◆ Aim of the exercise: Repeat every line, exactly, from the very first through the one where "from matplotlib.ticker import" appears. Add nothing else.

◆ Collected data:
^^^^

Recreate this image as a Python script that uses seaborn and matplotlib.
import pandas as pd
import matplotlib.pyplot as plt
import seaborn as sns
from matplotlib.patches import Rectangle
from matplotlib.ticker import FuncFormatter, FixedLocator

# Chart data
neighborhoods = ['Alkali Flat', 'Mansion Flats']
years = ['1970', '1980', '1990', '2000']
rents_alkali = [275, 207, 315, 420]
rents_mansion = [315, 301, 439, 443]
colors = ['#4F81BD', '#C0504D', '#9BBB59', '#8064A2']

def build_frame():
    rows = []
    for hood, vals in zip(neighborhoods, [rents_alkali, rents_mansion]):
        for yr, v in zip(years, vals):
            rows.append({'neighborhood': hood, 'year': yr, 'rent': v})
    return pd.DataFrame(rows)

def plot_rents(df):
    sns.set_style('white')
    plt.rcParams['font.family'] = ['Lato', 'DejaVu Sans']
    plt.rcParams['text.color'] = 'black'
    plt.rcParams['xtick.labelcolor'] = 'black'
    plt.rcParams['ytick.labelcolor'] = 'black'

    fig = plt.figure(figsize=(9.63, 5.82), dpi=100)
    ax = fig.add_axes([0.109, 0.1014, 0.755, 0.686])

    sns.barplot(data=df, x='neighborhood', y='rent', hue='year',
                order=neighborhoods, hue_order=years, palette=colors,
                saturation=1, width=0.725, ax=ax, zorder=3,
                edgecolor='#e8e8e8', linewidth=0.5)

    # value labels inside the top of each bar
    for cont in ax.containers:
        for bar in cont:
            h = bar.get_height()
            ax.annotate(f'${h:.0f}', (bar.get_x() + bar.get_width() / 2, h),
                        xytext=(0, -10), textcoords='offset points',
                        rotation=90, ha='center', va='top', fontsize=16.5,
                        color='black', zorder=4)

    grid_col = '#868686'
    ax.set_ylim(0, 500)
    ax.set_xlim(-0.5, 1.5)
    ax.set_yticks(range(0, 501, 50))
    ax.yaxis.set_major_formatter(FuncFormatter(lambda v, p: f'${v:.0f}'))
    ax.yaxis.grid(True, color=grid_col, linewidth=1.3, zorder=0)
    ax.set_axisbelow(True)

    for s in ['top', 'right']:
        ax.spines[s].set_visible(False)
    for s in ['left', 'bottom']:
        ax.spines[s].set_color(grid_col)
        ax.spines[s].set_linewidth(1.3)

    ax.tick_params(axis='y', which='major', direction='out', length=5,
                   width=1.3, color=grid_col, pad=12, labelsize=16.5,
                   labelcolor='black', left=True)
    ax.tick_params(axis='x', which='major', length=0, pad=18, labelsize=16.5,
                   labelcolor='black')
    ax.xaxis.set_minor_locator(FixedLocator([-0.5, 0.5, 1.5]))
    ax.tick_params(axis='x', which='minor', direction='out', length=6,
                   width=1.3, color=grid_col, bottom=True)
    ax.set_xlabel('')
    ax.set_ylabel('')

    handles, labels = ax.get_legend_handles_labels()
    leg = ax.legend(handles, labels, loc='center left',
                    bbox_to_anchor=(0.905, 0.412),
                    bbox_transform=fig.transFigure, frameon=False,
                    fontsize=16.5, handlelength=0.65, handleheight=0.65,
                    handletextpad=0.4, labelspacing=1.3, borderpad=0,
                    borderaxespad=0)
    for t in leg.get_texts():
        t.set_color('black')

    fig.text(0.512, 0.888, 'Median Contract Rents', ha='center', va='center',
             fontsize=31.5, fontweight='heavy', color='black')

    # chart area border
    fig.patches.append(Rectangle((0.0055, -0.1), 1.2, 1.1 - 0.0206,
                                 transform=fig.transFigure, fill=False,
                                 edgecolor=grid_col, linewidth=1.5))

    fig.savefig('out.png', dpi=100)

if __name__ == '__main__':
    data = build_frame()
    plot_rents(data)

^^^^

◆ Written answer:
Recreate this image as a Python script that uses seaborn and matplotlib.
import pandas as pd
import matplotlib.pyplot as plt
import seaborn as sns
from matplotlib.patches import Rectangle
from matplotlib.ticker import FuncFormatter, FixedLocator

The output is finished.